From the listing below, select every line where the word "chart" appears.
****************************************
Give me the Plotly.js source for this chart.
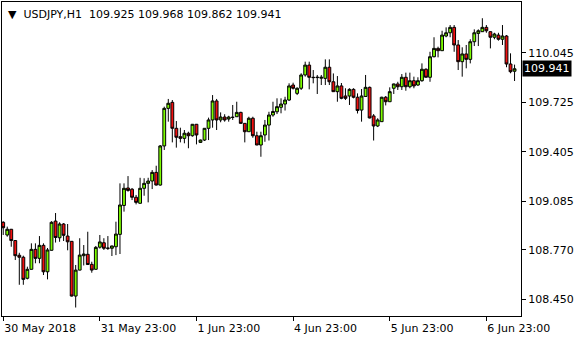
<!DOCTYPE html>
<html>
<head>
<meta charset="utf-8">
<script src="https://cdn.plot.ly/plotly-3.0.1.min.js"></script>
<style>html,body{margin:0;padding:0;background:#fff;}#chart{width:580px;height:340px;}</style>
</head>
<body>
<div id="chart"></div>
<script>
// USDJPY H1 bars, 30 May 2018 23:00 onwards
const openP = [108.948,108.866,108.903,108.830,108.735,108.722,108.586,108.644,108.773,108.715,
108.799,108.628,108.767,108.956,108.848,108.937,108.859,108.825,108.471,108.639,
108.732,108.741,108.676,108.644,108.787,108.816,108.781,108.780,108.790,108.870,
109.057,109.170,109.162,109.110,109.071,109.168,109.200,109.215,109.271,109.189,
109.442,109.685,109.724,109.556,109.502,109.491,109.524,109.508,109.582,109.465,
109.480,109.556,109.610,109.733,109.610,109.629,109.616,109.627,109.631,109.659,
109.588,109.534,109.621,109.508,109.448,109.513,109.577,109.642,109.663,109.692,
109.713,109.739,109.836,109.782,109.815,109.901,109.965,109.886,109.884,109.880,
109.879,109.951,109.857,109.793,109.830,109.765,109.765,109.808,109.757,109.674,
109.762,109.821,109.636,109.571,109.599,109.757,109.728,109.815,109.843,109.825,
109.886,109.825,109.864,109.836,109.864,109.938,109.886,110.019,110.073,110.058,
110.153,110.174,110.209,110.095,109.987,110.037,110.002,110.116,110.170,110.181,
110.209,110.181,110.145,110.159,110.132,110.153,109.972,109.925];

const highP = [108.955,108.920,108.905,108.833,108.751,108.732,108.661,108.812,108.812,108.859,
108.812,108.782,108.955,109.008,108.948,108.943,108.937,108.827,108.672,108.845,
108.801,108.887,108.693,108.795,108.866,108.845,108.859,108.797,108.952,109.200,
109.200,109.247,109.170,109.125,109.236,109.233,109.236,109.286,109.314,109.448,
109.696,109.746,109.739,109.603,109.560,109.545,109.534,109.584,109.584,109.483,
109.558,109.625,109.771,109.746,109.659,109.647,109.637,109.707,109.728,109.663,
109.590,109.631,109.631,109.534,109.534,109.610,109.663,109.728,109.750,109.750,
109.760,109.847,109.851,109.821,109.912,109.987,109.987,109.933,109.901,109.901,
110.002,110.002,109.911,109.894,109.849,109.815,109.815,109.815,109.782,109.810,
109.901,109.826,109.648,109.621,109.760,109.765,109.821,109.845,109.857,109.907,
109.916,109.916,109.890,109.886,109.976,109.944,110.051,110.145,110.084,110.187,
110.209,110.224,110.224,110.127,110.080,110.095,110.132,110.196,110.196,110.268,
110.224,110.183,110.174,110.174,110.224,110.159,110.041,109.968];

const lowP = [108.866,108.855,108.790,108.704,108.544,108.544,108.579,108.642,108.683,108.683,
108.607,108.579,108.765,108.817,108.822,108.827,108.767,108.468,108.397,108.637,
108.669,108.673,108.622,108.642,108.778,108.769,108.769,108.730,108.736,108.743,
109.017,109.146,109.092,109.064,109.069,109.120,109.077,109.163,109.186,109.185,
109.416,109.599,109.465,109.431,109.465,109.459,109.427,109.502,109.452,109.461,
109.474,109.480,109.560,109.545,109.595,109.599,109.599,109.610,109.629,109.586,
109.465,109.533,109.495,109.447,109.372,109.469,109.477,109.631,109.648,109.653,
109.671,109.733,109.807,109.771,109.804,109.890,109.808,109.847,109.778,109.836,
109.836,109.836,109.791,109.728,109.744,109.739,109.707,109.750,109.652,109.599,
109.760,109.620,109.477,109.564,109.598,109.704,109.727,109.778,109.804,109.804,
109.799,109.815,109.815,109.830,109.857,109.885,109.857,110.015,110.015,110.056,
110.145,110.145,110.051,109.933,109.890,109.944,109.976,110.088,110.088,110.180,
110.174,110.073,110.132,110.123,110.095,109.951,109.912,109.862];

const closeP = [108.913,108.903,108.830,108.732,108.722,108.579,108.644,108.773,108.715,108.799,
108.628,108.769,108.948,108.850,108.937,108.864,108.822,108.471,108.639,108.736,
108.743,108.675,108.639,108.786,108.821,108.780,108.780,108.795,108.872,109.060,
109.168,109.154,109.110,109.077,109.168,109.200,109.215,109.271,109.189,109.442,
109.685,109.718,109.556,109.498,109.491,109.524,109.508,109.582,109.513,109.480,
109.556,109.610,109.733,109.610,109.629,109.610,109.629,109.627,109.659,109.588,
109.534,109.621,109.508,109.448,109.508,109.577,109.642,109.665,109.696,109.713,
109.739,109.830,109.815,109.815,109.901,109.965,109.886,109.884,109.886,109.886,
109.951,109.857,109.793,109.830,109.750,109.750,109.808,109.757,109.671,109.765,
109.821,109.623,109.571,109.610,109.757,109.728,109.793,109.843,109.825,109.886,
109.825,109.864,109.830,109.864,109.938,109.886,110.019,110.073,110.058,110.159,
110.174,110.209,110.095,109.987,110.037,110.002,110.116,110.174,110.187,110.209,
110.187,110.145,110.166,110.132,110.153,109.972,109.922,109.941];

const xTickBars = [0, 24, 48, 72, 96, 120];
const xTickLabels = ['30 May 2018', '31 May 23:00', '1 Jun 23:00', '4 Jun 23:00', '5 Jun 23:00', '6 Jun 23:00'];
const yTickVals = [110.045, 109.725, 109.405, 109.085, 108.770, 108.450];
const yTickLabels = ['110.045', '109.725', '109.405', '109.085', '108.770', '108.450'];
const symbol = 'USDJPY,H1';
const lastPrice = 109.941;

const barIndex = openP.map((_, i) => i);
const last = openP.length - 1;
const fnt = 'DejaVu Sans, sans-serif';
const fmt = v => v.toFixed(3);
const header = '\u25BC\u00A0\u00A0' + symbol + '\u00A0\u00A0' +
  [openP[last], highP[last], lowP[last], closeP[last]].map(fmt).join(' ');

const trace = {
  type: 'candlestick',
  x: barIndex,
  open: openP, high: highP, low: lowP, close: closeP,
  increasing: {line: {color: '#000000', width: 1}, fillcolor: '#7CFC00'},
  decreasing: {line: {color: '#000000', width: 1}, fillcolor: '#F01010'},
  whiskerwidth: 0,
  hoverinfo: 'none'
};

const layout = {
  width: 580, height: 340,
  margin: {l: 2, r: 59, t: 2, b: 24, pad: 0},
  paper_bgcolor: '#ffffff', plot_bgcolor: '#ffffff',
  showlegend: false,
  boxgap: 0.3, boxgroupgap: 0,
  font: {family: fnt, size: 11, color: '#000000'},
  xaxis: {
    range: [-0.3, 128.6],
    rangeslider: {visible: false},
    showgrid: false, zeroline: false,
    showline: true, linecolor: '#000000', linewidth: 1, mirror: true,
    tickmode: 'array', tickvals: xTickBars, ticktext: xTickLabels,
    ticks: 'outside', ticklen: 4, tickcolor: '#000000', tickwidth: 1,
    ticklabelposition: 'outside right', ticklabelstandoff: 2,
    tickfont: {family: fnt, size: 11, color: '#000000'}
  },
  yaxis: {
    side: 'right',
    range: [108.342, 110.373],
    showgrid: false, zeroline: false,
    showline: true, linecolor: '#000000', linewidth: 1, mirror: true,
    tickmode: 'array', tickvals: yTickVals, ticktext: yTickLabels,
    ticks: 'outside', ticklen: 4, tickcolor: '#000000', tickwidth: 1,
    tickfont: {family: fnt, size: 11, color: '#000000'}
  },
  annotations: [
    {
      xref: 'paper', yref: 'paper', x: 0, y: 1, xanchor: 'left', yanchor: 'top',
      xshift: 4, yshift: -4, showarrow: false, text: header,
      font: {family: fnt, size: 11, color: '#000000'}
    },
    {
      xref: 'paper', yref: 'y', x: 1, y: lastPrice, xanchor: 'left', yanchor: 'middle',
      xshift: 1, showarrow: false, text: fmt(lastPrice),
      bgcolor: '#000000', borderpad: 1,
      font: {family: fnt, size: 11, color: '#ffffff'}
    }
  ]
};

Plotly.newPlot('chart', [trace], layout, {displayModeBar: false, staticPlot: true});
</script>
</body>
</html>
****************************************
Expected output:
Give me the Plotly.js source for this chart.
<style>html,body{margin:0;padding:0;background:#fff;}#chart{width:580px;height:340px;}</style>
<div id="chart"></div>
Plotly.newPlot('chart', [trace], layout, {displayModeBar: false, staticPlot: true});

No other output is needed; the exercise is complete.